Second, Build a Buffer, Then Attack Debt

Everyone shouts "pay off debt!" but doing it with no savings is a trap. An unexpected $500 repair will go right back on the credit card. Aim for a starter emergency fund of $1,000. Then, list your debts. Forget the "lowest balance first" or "highest interest first" dogma for a second. Pick the method that feels like it gives you a win quickly. Psychology beats pure math here. Getting one card paid off completely builds momentum you can't buy.

Third, Be a Strategic Borrower

When you need a loan, shop. Not just online, but with a local credit union. Their rates can be significantly better. Get all your offers within a 14-day window to minimize the credit score impact from multiple hard inquiries. And read the loan agreement. The truth about fees is always in the disclosure.

Common Pitfalls and How to Sidestep Them

After years of counseling, I see the same mistakes.

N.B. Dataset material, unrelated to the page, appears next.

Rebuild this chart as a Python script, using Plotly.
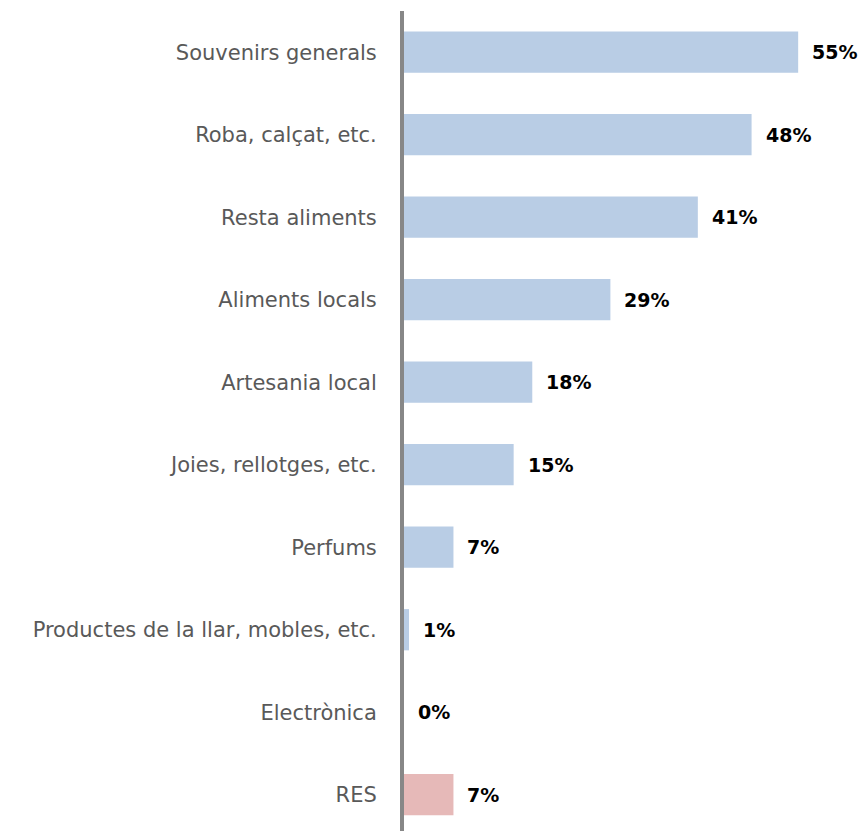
import plotly.graph_objects as go

categories = ["Souvenirs generals", "Roba, calçat, etc.", "Resta aliments", "Aliments locals",
              "Artesania local", "Joies, rellotges, etc.", "Perfums",
              "Productes de la llar, mobles, etc.", "Electrònica", "RES"]
values = [55.0, 48.5, 41.0, 28.8, 17.9, 15.3, 6.9, 0.7, 0.0, 6.9]
labels = ["55%", "48%", "41%", "29%", "18%", "15%", "7%", "1%", "0%", "7%"]
colors = ["#B9CDE5"] * 9 + ["#E6B9B8"]

fig = go.Figure()
fig.add_trace(go.Bar(
    x=values, y=categories, orientation="h",
    marker=dict(color=colors, line=dict(width=0)),
    width=0.5, hoverinfo="skip",
))

for c, v, t in zip(categories, values, labels):
    fig.add_annotation(x=v, y=c, text="<b>%s</b>" % t, showarrow=False,
                       xanchor="left", yanchor="middle", xshift=12,
                       font=dict(family="DejaVu Sans", size=19, color="#000000"))

fig.update_layout(
    width=862, height=831,
    margin=dict(l=404, r=28, t=11, b=0),
    plot_bgcolor="white", paper_bgcolor="white",
    showlegend=False,
    xaxis=dict(range=[0, 60], showgrid=False, zeroline=False, showticklabels=False,
               showline=False, ticks=""),
    yaxis=dict(type="category", categoryorder="array", categoryarray=categories,
               range=[9.44, -0.5], showgrid=False, zeroline=False,
               showline=True, linecolor="#878787", linewidth=4, ticks="",
               ticklabelstandoff=19,
               tickfont=dict(family="DejaVu Sans", size=21, color="#595959")),
)

fig.write_html("out.html")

  • Mistaking Credit Limit for Cash: Your $10,000 credit limit is not savings. It's a risk parameter set by the bank. Using more than 30% of it consistently hurts your score.
  • Focusing Only on the Monthly Payment: Dealers and lenders love this. "Only $299 a month!" For how long? At what rate? What's the total cost? Always ask for the total interest paid over the life of the loan. The number will shock you into focusing on the principal.
  • Ignoring Your Credit Until You Need It: Your credit health is like dental health. You can't fix years of neglect in a month. Check it regularly, even when you're not borrowing.
  • Co-signing Lightly: Co-signing means you are the backup wallet. If your nephew misses a car payment, the bank comes to you. Your credit is equally on the line. I generally advise against it unless you are willing and able to make every payment yourself.

Your Top Consumer Finance Questions, Answered

If my credit score is low, am I completely shut out of consumer finance?
Not at all, but your options change and get more expensive. You might look at secured credit cards (you put down a deposit that becomes your limit) or credit-builder loans. The goal here isn't to get a great deal immediately; it's to use a product as a tool to rebuild your history. Avoid "no credit check" financing at all costs—the rates are predatory.
Is it ever a good idea to use a personal loan to pay off credit card debt?
Only under one strict condition: you get a personal loan with a significantly lower Annual Percentage Rate (APR) than your credit cards' average APR, and you close the credit cards or stop using them. Most people fail at the second part. They take the loan, pay off the cards, then run the cards back up. Now they have the loan and new credit card debt. It's a disaster. The loan is just a tool; the behavioral change is the solution.
What's one consumer finance product most people should use but don't?
A simple, separate high-yield savings account for their emergency fund. Keeping it at your main bank is too easy to dip into for non-emergencies. Putting it in an online bank with a better interest rate creates a small barrier (a 1-2 day transfer time) that makes you think twice before touching it, and your money grows a bit faster. It's a psychological and practical win.
How do I know if I'm taking on too much debt?
Two clear signals. First, your Debt-to-Income ratio (DTI) is creeping above 40%. Second, you're using credit to pay for basic necessities like groceries or utilities not because of a one-time emergency, but because your monthly income doesn't cover your monthly bills. That's a red flag signaling a fundamental budget problem, not a temporary cash flow issue.

Understanding consumer finance meaning is the first step toward controlling it instead of letting it control you. It's a set of tools. Some are sharp, some are blunt. Your job is to know which is which, and to have a plan before you pick one up. Start with your numbers, build your buffer, and borrow with your eyes wide open. Your financial stability depends on it.